I got rate limited scraping 100 pages. Here's what actually worked

#webdev #python #tutorial #webscraping

I got rate limited scraping 100 pages. Here's what actually worked

Was pulling product data from an ecommerce site. Page 47 out of 100. Script crashes. 429 Too Many Requests.

Zero data collected.

What I tried first

Thought adding a 1 second delay would fix it.

import requests
import time

for page in range(1, 101):
    response = requests.get(f'https://example.com/products?page={page}')
    time.sleep(1)  # This won't save you
    products = response.json()

Got blocked again. Page 52 this time.

Tried proxies next. Bought a cheap proxy list. Half of them didn't work. The ones that did got flagged within 20 requests. Wasted $15.

What worked

Randomized delays between 2 to 5 seconds. Not consistent 1 second sleeps.

import random
import time
import requests

for page in range(1, 101):
    delay = random.uniform(2, 5)
    time.sleep(delay)

    response = requests.get(
        f'https://example.com/products?page={page}',
        headers={
            'User-Agent': 'Mozilla/5.0 (Windows NT 10.0; Win64; x64)'
        }
    )

    if response.status_code == 200:
        products = response.json()
        # process data
    elif response.status_code == 429:
        time.sleep(60)  # Back off
        continue

Added proper User Agent headers. Some sites check for this.
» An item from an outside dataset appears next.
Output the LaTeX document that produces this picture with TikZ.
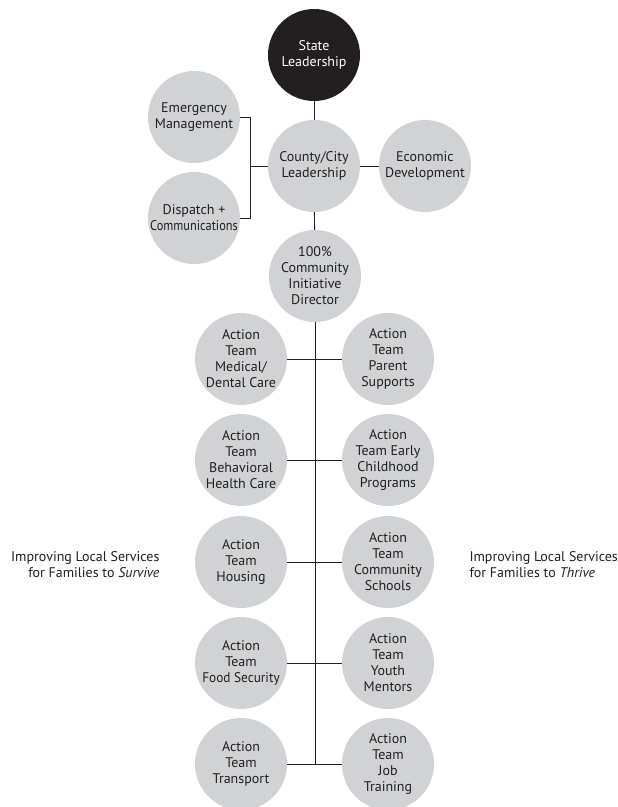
\documentclass[tikz,border=0pt]{standalone}
\usepackage{fontspec}
\setmainfont{PT Sans}
\usepackage{tikz}
\usetikzlibrary{positioning, calc}
\definecolor{bubblegray}{HTML}{D1D2D4}
\definecolor{inkblack}{HTML}{231F20}

\begin{document}
\begin{tikzpicture}[x=1pt, y=-1pt,
    every node/.style={font=\fontsize{14}{16}\selectfont, text=inkblack},
    bubble/.style={circle, fill=bubblegray, minimum size=92pt, inner sep=0pt, align=center},
    topbubble/.style={bubble, fill=inkblack, text=white},
    link/.style={draw=inkblack, line width=0.9pt}]
    \useasboundingbox (0,0) rectangle (618,807);

    % leadership
    \node[topbubble] (state) at (314,55) {State\\Leadership};
    \node[bubble] (county) at (314,166) {County/City\\Leadership};
    \node[bubble] (emerg) at (194,117) {Emergency\\Management};
    \node[bubble] (dispatch) at (194,218) {Dispatch +\\\scalebox{0.88}[1]{Communications}};
    \node[bubble] (econ) at (425,166) {Economic\\Development};
    \node[bubble] (director) at (315,276) {100\%\\Community\\Initiative\\Director};

    % action teams, survive side
    \node[bubble] (medical) at (241,359) {Action\\Team\\Medical/\\Dental Care};
    \node[bubble] (behavioral) at (241,460) {Action\\Team\\Behavioral\\Health Care};
    \node[bubble] (housing) at (241,562) {Action\\Team\\Housing};
    \node[bubble] (food) at (241,663) {Action\\Team\\\scalebox{0.95}[1]{Food Security}};
    \node[bubble] (transport) at (241,764) {Action\\Team\\Transport};

    % action teams, thrive side
    \node[bubble] (parent) at (388,359) {Action\\Team\\Parent\\Supports};
    \node[bubble] (early) at (388,460) {Action\\Team Early\\Childhood\\Programs};
    \node[bubble] (schools) at (388,562) {Action\\Team\\Community\\Schools};
    \node[bubble] (youth) at (388,663) {Action\\Team\\Youth\\Mentors};
    \node[bubble] (job) at (388,764) {Action\\Team\\Job\\Training};

    \node[anchor=east, align=right] (survive) at (163,565) {Improving Local Services\\for Families to \textit{Survive}};
    \node[anchor=west, align=left] (thrive) at (466,565) {Improving Local Services\\for Families to \textit{Thrive}};

    % connectors
    \coordinate (brk) at (250,117);
    \coordinate (trunkend) at (315,764);
    \draw[link] (state) -- (county);
    \draw[link] (county) -- (director);
    \draw[link] (county) -- (econ);
    \draw[link] (emerg.east) -- (brk) |- (dispatch.east);
    \draw[link] (county.west) -- (county.west -| brk);
    \draw[link] (director.south) -- (trunkend);
    \draw[link] (medical) -- (parent);
    \draw[link] (behavioral) -- (early);
    \draw[link] (housing) -- (schools);
    \draw[link] (food) -- (youth);
    \draw[link] (transport) -- (job);
\end{tikzpicture}
\end{document}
Built in retry logic for 429 errors. When you hit rate limit, wait a minute and try again instead of crashing.

Took 8 minutes to scrape 100 pages instead of 2. But it worked.

The thing nobody mentions

Sites don't just check request speed. They check patterns.

If you hit pages 1, 2, 3, 4 in perfect sequence every exactly 1 second, that's obviously a bot.

Real users jump around. They spend different time on different pages. They don't go 1→2→3→4→5.

Randomizing the delay helps. But also consider randomizing which pages you hit in what order if your use case allows it.

pages = list(range(1, 101))
random.shuffle(pages)  # Random order

for page in pages:
    # scrape page
    delay = random.uniform(2, 5)
    time.sleep(delay)